Is the patient prepared?
Do we have the right genetic sequence?
Hand me the test tube with the RNA and Cas9.
That sounds surreal, but it could become reality if molecular surgery fulfills its potential. We’re talking about genome editing, which is already being done in labs around the world. That’s where you correct genetic defects and thus cure the illness it causes.
Genetic diseases can be inherited and a single mutation can be devastating, such as sickle cell anemia and cystic fibrosis. Using molecular surgery, doctors could theoretically “fix” the mutation.
A key technology allowing scientists to edit genes is something called CRISPR-Cas. CRISPR stands for clustered regularly interspaced short palindromic repeats. These are short repetitive sequences in our DNA that are spread throughout the genome. And Cas is a protein that acts as molecular scissors.
How this works is a short piece of RNA is made in the lab that targets a specific gene. This, along with the Cas protein, are introduced into cells and the RNA acts as a guide to the gene to be modified.

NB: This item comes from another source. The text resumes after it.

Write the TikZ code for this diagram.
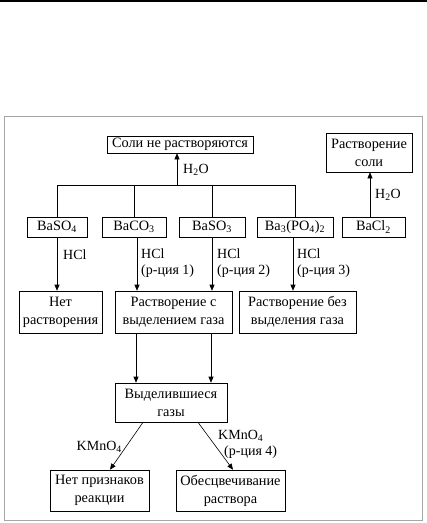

So far, experiments in the lab show CRISPR was able to repair the gene in sickle cell anemia, cystic fibrosis, and even slow down HIV. It could also correct multiple mutations simultaneously which is necessary if someone’s genetic disease is the result of several mutations.
The next step will be clinical trials to evaluate this technology’s potential to treat human disease. Fixing the genes in even fifty percent of the relevant cells could provide a cure. CRISPR’s potential is profound and could alter our future health in ways we can only imagine.